**Task goal:**
Repeat only what lies from the line with "Recreate this image" to the line with "from matplotlib.colors import", those two lines included, exactly as it stands; omit any images.
-- START Dataset records --
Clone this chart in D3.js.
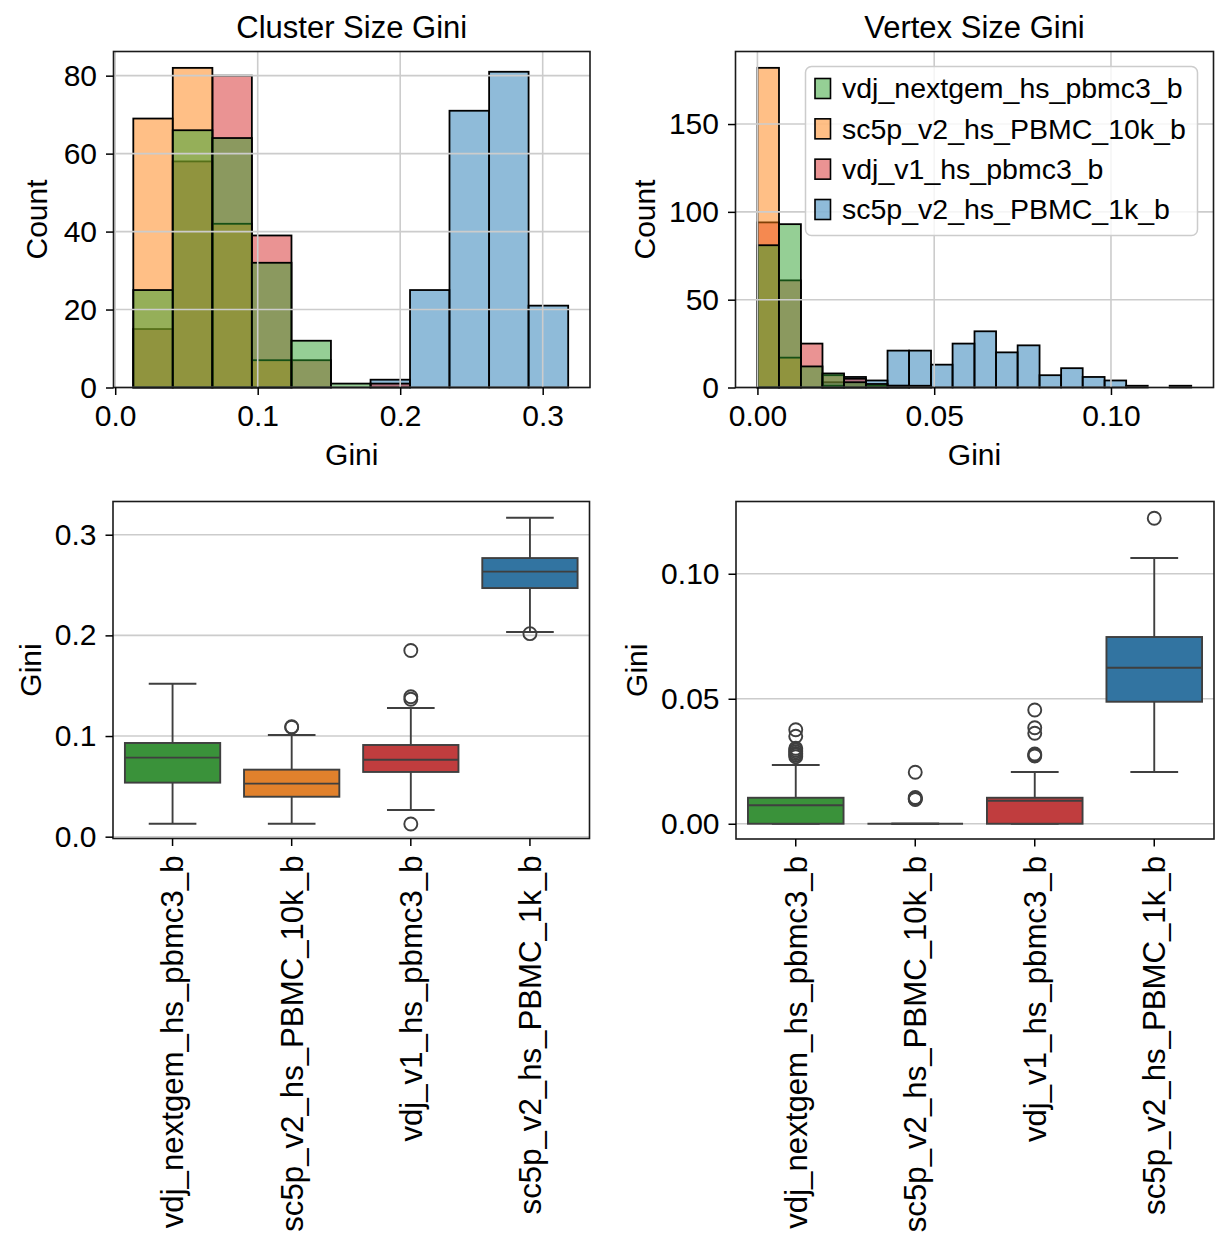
<!DOCTYPE html>
<html>
<head>
<meta charset="utf-8">
<script src="https://cdn.jsdelivr.net/npm/d3@7"></script>
<style>
  body { margin: 0; background: #fff; }
  svg { display: block; font-family: "Liberation Sans", Arial, sans-serif; }
</style>
</head>
<body>
<svg id="chart"></svg>
<script>
// samples, in hue order
const samples = ["vdj_nextgem_hs_pbmc3_b", "sc5p_v2_hs_PBMC_10k_b", "vdj_v1_hs_pbmc3_b", "sc5p_v2_hs_PBMC_1k_b"];
const histColors = ["#2ca02c", "#ff7f0e", "#d62728", "#1f77b4"];
const boxColors = ["#3a923a", "#e1812c", "#c03d3e", "#3274a1"];

// cluster size gini histogram (11 shared bins)
const clusterEdges = [0.0127, 0.0404, 0.0682, 0.0959, 0.1237, 0.1514, 0.1792, 0.2069, 0.2346, 0.2624, 0.2901, 0.3179];
const clusterNextgem = [25, 66, 64, 32, 12, 1, 0, 0, 0, 0, 0];
const cluster10k = [69, 82, 42, 7, 0, 0, 0, 0, 0, 0, 0];
const clusterV1 = [15, 58, 80, 39, 7, 0, 1, 0, 0, 0, 0];
const cluster1k = [0, 0, 0, 0, 0, 0, 2, 25, 71, 81, 21];

// vertex size gini histogram (20 shared bins)
const vertexEdges = [0, 0.0061, 0.0123, 0.0184, 0.0245, 0.0307, 0.0368, 0.0429, 0.0491, 0.0552, 0.0614,
  0.0675, 0.0736, 0.0798, 0.0859, 0.0920, 0.0982, 0.1043, 0.1104, 0.1166, 0.1227];
const vertexNextgem = [81, 93, 12, 8, 3, 2, 1, 0, 0, 0, 0, 0, 0, 0, 0, 0, 0, 0, 0, 0];
const vertex10k = [182, 17, 0, 1, 0, 0, 0, 0, 0, 0, 0, 0, 0, 0, 0, 0, 0, 0, 0, 0];
const vertexV1 = [94, 61, 25, 7, 5, 1, 1, 1, 0, 0, 0, 0, 0, 0, 0, 0, 0, 0, 0, 0];
const vertex1k = [0, 0, 0, 3, 6, 4, 21, 21, 13, 25, 32, 20, 24, 7, 11, 6, 4, 1, 0, 1];

// box plot stats, one value per sample
const clusterQ1 = [0.0537, 0.0397, 0.0643, 0.2470];
const clusterMedian = [0.0785, 0.0527, 0.0765, 0.2633];
const clusterQ3 = [0.0931, 0.0666, 0.0911, 0.2768];
const clusterLow = [0.0129, 0.0129, 0.0265, 0.2033];
const clusterHigh = [0.1520, 0.1010, 0.1278, 0.3169];
const clusterOutliers = [[], [0.1087, 0.1092], [0.1850, 0.1390, 0.1365, 0.0126], [0.2017]];

const vertexQ1 = [0, 0, 0, 0.0488];
const vertexMedian = [0.0074, 0, 0.0092, 0.0624];
const vertexQ3 = [0.0104, 0, 0.0104, 0.0747];
const vertexLow = [0, 0, 0, 0.0207];
const vertexHigh = [0.0235, 0, 0.0207, 0.1063];
const vertexOutliers = [
  [0.0376, 0.0350, 0.0302, 0.0295, 0.0288, 0.0281, 0.0275, 0.0268],
  [0.0206, 0.0105, 0.0102, 0.0099, 0.0097],
  [0.0455, 0.0384, 0.0362, 0.0279, 0.0275, 0.0271],
  [0.1222]
];

const width = 1228, height = 1245;
const tickFont = 30, catFont = 31.2, labelFont = 30, titleFont = 31, legendFont = 28.5;
const gridColor = "#cccccc", lineColor = "#3f3f3f";

const svg = d3.select("#chart").attr("width", width).attr("height", height);
svg.append("rect").attr("width", width).attr("height", height).attr("fill", "#fff");

function styleAxis(g) {
  g.select(".domain").remove();
  g.selectAll(".tick line").attr("stroke", "#000").attr("stroke-width", 1.5);
  g.selectAll(".tick text").attr("fill", "#000").style("font-size", tickFont + "px");
}

function frame(box) {
  svg.append("rect")
    .attr("x", box.left).attr("y", box.top)
    .attr("width", box.right - box.left).attr("height", box.bottom - box.top)
    .attr("fill", "none").attr("stroke", "#1a1a1a").attr("stroke-width", 1.6);
}

function histPanel(box, o) {
  const x = d3.scaleLinear(o.xDomain, [box.left, box.right]);
  const y = d3.scaleLinear(o.yDomain, [box.bottom, box.top]);
  const g = svg.append("g");

  // seaborn layers the last hue first
  d3.reverse(o.series.map((counts, i) => ({ counts, color: histColors[i] }))).forEach(s => {
    g.append("g").selectAll("rect")
      .data(s.counts.map((c, j) => ({ c, x0: o.edges[j], x1: o.edges[j + 1] })).filter(d => d.c > 0))
      .join("rect")
      .attr("x", d => x(d.x0))
      .attr("y", d => y(d.c))
      .attr("width", d => x(d.x1) - x(d.x0))
      .attr("height", d => y(0) - y(d.c))
      .attr("fill", s.color)
      .attr("fill-opacity", 0.5)
      .attr("stroke", "#000")
      .attr("stroke-width", 1.8);
  });

  // grid sits above the bars
  const grid = svg.append("g").attr("stroke", gridColor).attr("stroke-width", 1.6);
  grid.selectAll(".v").data(o.xTicks).join("line").attr("class", "v")
    .attr("x1", d => x(d)).attr("x2", d => x(d)).attr("y1", box.top).attr("y2", box.bottom);
  grid.selectAll(".h").data(o.yTicks).join("line").attr("class", "h")
    .attr("x1", box.left).attr("x2", box.right).attr("y1", d => y(d)).attr("y2", d => y(d));

  frame(box);

  svg.append("g")
    .attr("transform", `translate(0,${box.bottom})`)
    .call(d3.axisBottom(x).tickValues(o.xTicks).tickFormat(d3.format(o.xFmt)).tickSize(7.5).tickPadding(10))
    .call(styleAxis);

  svg.append("g")
    .attr("transform", `translate(${box.left},0)`)
    .call(d3.axisLeft(y).tickValues(o.yTicks).tickFormat(d3.format("d")).tickSize(7.5).tickPadding(9))
    .call(styleAxis);

  const cx = (box.left + box.right) / 2;
  svg.append("text").attr("x", cx).attr("y", 38).attr("text-anchor", "middle")
    .style("font-size", titleFont + "px").text(o.title);
  svg.append("text").attr("x", cx).attr("y", box.bottom + 77).attr("text-anchor", "middle")
    .style("font-size", labelFont + "px").text("Gini");
  svg.append("text")
    .attr("transform", `translate(${o.yLabelX},${(box.top + box.bottom) / 2}) rotate(-90)`)
    .attr("text-anchor", "middle")
    .style("font-size", labelFont + "px").text("Count");
}

function boxPanel(box, o) {
  const x = d3.scaleBand(samples, [box.left, box.right]);
  const y = d3.scaleLinear(o.yDomain, [box.bottom, box.top]);
  const bw = x.bandwidth() * 0.8, cw = x.bandwidth() * 0.4;

  svg.append("g").attr("stroke", gridColor).attr("stroke-width", 1.6)
    .selectAll("line").data(o.yTicks).join("line")
    .attr("x1", box.left).attr("x2", box.right).attr("y1", d => y(d)).attr("y2", d => y(d));

  const items = samples.map((s, i) => ({
    s, i, q1: o.q1[i], med: o.median[i], q3: o.q3[i], lo: o.low[i], hi: o.high[i], out: o.outliers[i]
  }));

  const g = svg.append("g").attr("stroke", lineColor).attr("stroke-width", 1.9);
  const b = g.selectAll("g").data(items).join("g")
    .attr("transform", d => `translate(${x(d.s) + x.bandwidth() / 2},0)`);

  b.append("line").attr("y1", d => y(d.q3)).attr("y2", d => y(d.hi));
  b.append("line").attr("y1", d => y(d.q1)).attr("y2", d => y(d.lo));
  b.append("line").attr("x1", -cw / 2).attr("x2", cw / 2).attr("y1", d => y(d.hi)).attr("y2", d => y(d.hi));
  b.append("line").attr("x1", -cw / 2).attr("x2", cw / 2).attr("y1", d => y(d.lo)).attr("y2", d => y(d.lo));
  b.append("rect")
    .attr("x", -bw / 2).attr("width", bw)
    .attr("y", d => y(d.q3)).attr("height", d => y(d.q1) - y(d.q3))
    .attr("fill", d => boxColors[d.i]);
  b.append("line").attr("x1", -bw / 2).attr("x2", bw / 2).attr("y1", d => y(d.med)).attr("y2", d => y(d.med));
  b.selectAll("circle").data(d => d.out).join("circle")
    .attr("cy", d => y(d)).attr("r", 6.5).attr("fill", "none");

  frame(box);

  svg.append("g")
    .attr("transform", `translate(0,${box.bottom})`)
    .call(d3.axisBottom(x).tickSize(7.5).tickPadding(7))
    .call(styleAxis)
    .call(a => a.selectAll(".tick text")
      .style("font-size", catFont + "px")
      .attr("transform", "rotate(-90)")
      .attr("text-anchor", "end")
      .attr("x", -17).attr("y", 0).attr("dy", "0.35em"));

  svg.append("g")
    .attr("transform", `translate(${box.left},0)`)
    .call(d3.axisLeft(y).tickValues(o.yTicks).tickFormat(d3.format(o.yFmt)).tickSize(7.5).tickPadding(9))
    .call(styleAxis);

  svg.append("text")
    .attr("transform", `translate(${o.yLabelX},${(box.top + box.bottom) / 2}) rotate(-90)`)
    .attr("text-anchor", "middle")
    .style("font-size", labelFont + "px").text("Gini");
}

histPanel({ left: 113.5, right: 590, top: 51.5, bottom: 387.5 }, {
  title: "Cluster Size Gini",
  edges: clusterEdges,
  series: [clusterNextgem, cluster10k, clusterV1, cluster1k],
  xDomain: [-0.0012, 0.3332], yDomain: [0, 86.2],
  xTicks: [0, 0.1, 0.2, 0.3], yTicks: [0, 20, 40, 60, 80], xFmt: ".1f",
  yLabelX: 47
});

histPanel({ left: 735.5, right: 1213.5, top: 51.5, bottom: 387.5 }, {
  title: "Vertex Size Gini",
  edges: vertexEdges,
  series: [vertexNextgem, vertex10k, vertexV1, vertex1k],
  xDomain: [-0.0062, 0.129], yDomain: [0, 191.3],
  xTicks: [0, 0.05, 0.1], yTicks: [0, 50, 100, 150], xFmt: ".2f",
  yLabelX: 655
});

// legend on the vertex histogram
const legend = svg.append("g");
legend.append("rect")
  .attr("x", 805.5).attr("y", 66.5).attr("width", 392).attr("height", 169).attr("rx", 6)
  .attr("fill", "#fff").attr("fill-opacity", 0.8).attr("stroke", "#cccccc").attr("stroke-width", 1.5);
const legendY = d3.scalePoint(samples, [88.5, 209.5]);
const items = legend.selectAll("g").data(samples).join("g")
  .attr("transform", d => `translate(815,${legendY(d)})`);
items.append("rect").attr("x", 0).attr("y", -10).attr("width", 15.5).attr("height", 20)
  .attr("fill", (d, i) => histColors[i]).attr("fill-opacity", 0.5)
  .attr("stroke", "#000").attr("stroke-width", 1.6);
items.append("text").attr("x", 27).attr("dy", "0.35em")
  .style("font-size", legendFont + "px").text(d => d);

boxPanel({ left: 113, right: 589.5, top: 501.5, bottom: 838.5 }, {
  yDomain: [-0.0018, 0.333], yTicks: [0, 0.1, 0.2, 0.3], yFmt: ".1f",
  q1: clusterQ1, median: clusterMedian, q3: clusterQ3, low: clusterLow, high: clusterHigh,
  outliers: clusterOutliers, yLabelX: 41
});

boxPanel({ left: 736, right: 1214, top: 501.5, bottom: 839 }, {
  yDomain: [-0.0061, 0.1289], yTicks: [0, 0.05, 0.1], yFmt: ".2f",
  q1: vertexQ1, median: vertexMedian, q3: vertexQ3, low: vertexLow, high: vertexHigh,
  outliers: vertexOutliers, yLabelX: 647
});
</script>
</body>
</html>
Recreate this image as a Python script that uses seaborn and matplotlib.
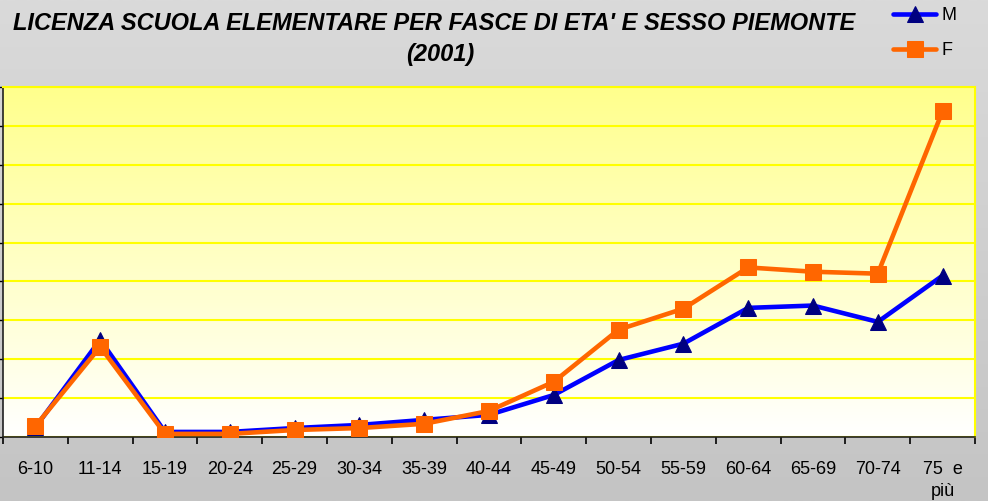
import numpy as np
import pandas as pd
import matplotlib.pyplot as plt
import seaborn as sns
from matplotlib.colors import LinearSegmentedColormap

fasce = ["6-10", "11-14", "15-19", "20-24", "25-29", "30-34", "35-39", "40-44",
         "45-49", "50-54", "55-59", "60-64", "65-69", "70-74", "75  e\npiù"]
maschi = [2.5, 25.0, 1.3, 1.3, 2.3, 3.1, 4.4, 5.7, 10.8, 19.8, 24.0, 33.2, 33.8, 29.6, 41.5]
femmine = [2.8, 23.2, 0.8, 0.8, 1.8, 2.3, 3.4, 6.7, 14.2, 27.6, 33.0, 43.6, 42.5, 42.0, 83.8]

df = pd.DataFrame({"Fascia": fasce, "M": maschi, "F": femmine})

sns.set_theme(style="white")
plt.rcParams["font.family"] = ["Liberation Sans", "DejaVu Sans"]
plt.rcParams["text.color"] = "black"

fig = plt.figure(figsize=(9.88, 5.01), dpi=100)

# sfondo grigio sfumato
bg = fig.add_axes([0, 0, 1, 1], zorder=-10)
grigio = LinearSegmentedColormap.from_list("grigio", ["#C4C4C4", "#DADADA"])
bg.imshow(np.linspace(0, 1, 256).reshape(-1, 1), cmap=grigio, origin="lower",
          aspect="auto", extent=[0, 1, 0, 1])
bg.axis("off")

ax = fig.add_axes([3 / 988, 64 / 501, 972 / 988, 350 / 501])

sns.lineplot(data=df, x="Fascia", y="M", ax=ax, color="#0000FF", linewidth=3.3,
             marker="^", markersize=15, markerfacecolor="#000080",
             markeredgecolor="#000080", label="M", zorder=3)
sns.lineplot(data=df, x="Fascia", y="F", ax=ax, color="#FF6600", linewidth=3.3,
             marker="s", markersize=14, markerfacecolor="#FF6600",
             markeredgecolor="#FF6600", label="F", zorder=4)

# area del grafico sfumata giallo -> bianco
giallo = LinearSegmentedColormap.from_list("giallo", ["#FFFFFF", "#FFFF8C"])
ax.imshow(np.linspace(0, 1, 256).reshape(-1, 1), cmap=giallo, origin="lower",
          aspect="auto", extent=[-0.5, len(fasce) - 0.5, 0, 90], zorder=0)

ax.set_xlim(-0.5, len(fasce) - 0.5)
ax.set_ylim(0, 90)
ax.set_yticks(np.arange(0, 91, 10))
ax.set_yticklabels([])
ax.set_axisbelow(True)
ax.grid(axis="y", color="#FFFF00", linewidth=1.5)
ax.grid(axis="x", visible=False)

ax.set_xticks(np.arange(len(fasce)))
ax.set_xticklabels(fasce, fontsize=13, color="black", va="top", linespacing=1.45)
ax.set_xticks(np.arange(-0.5, len(fasce), 1), minor=True)
ax.tick_params(axis="x", which="major", length=0, pad=17)
ax.tick_params(axis="x", which="minor", bottom=True, length=5, width=1.2,
               color="black", direction="out")
ax.tick_params(axis="y", left=True, length=4, width=1, color="black", direction="out")
ax.set_xlabel("")
ax.set_ylabel("")

for s in ["left", "bottom"]:
    ax.spines[s].set_color("#202020")
    ax.spines[s].set_linewidth(1.2)
for s in ["top", "right"]:
    ax.spines[s].set_color("#FFFF00")
    ax.spines[s].set_linewidth(1.5)

handles, labels = ax.get_legend_handles_labels()
ax.get_legend().remove()
for h in handles:
    h.set_markersize(11)
fig.legend(handles, labels, loc="upper left", bbox_to_anchor=(893 / 988, 1 - 7 / 501),
           frameon=False, fontsize=13, handlelength=2.4, labelspacing=1.0,
           handletextpad=0.3, borderpad=0, borderaxespad=0)

fig.text(434 / 988, 1 - 23 / 501,
         "LICENZA SCUOLA ELEMENTARE PER FASCE DI ETA' E SESSO PIEMONTE",
         ha="center", va="center", fontsize=17, fontweight="bold", fontstyle="italic",
         color="black")
fig.text(440 / 988, 1 - 55 / 501, "(2001)", ha="center", va="center",
         fontsize=17, fontweight="bold", fontstyle="italic", color="black")

plt.savefig("out.png", dpi=100)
-- END Dataset records --
**Expected answer:**
Recreate this image as a Python script that uses seaborn and matplotlib.
import numpy as np
import pandas as pd
import matplotlib.pyplot as plt
import seaborn as sns
from matplotlib.colors import LinearSegmentedColormap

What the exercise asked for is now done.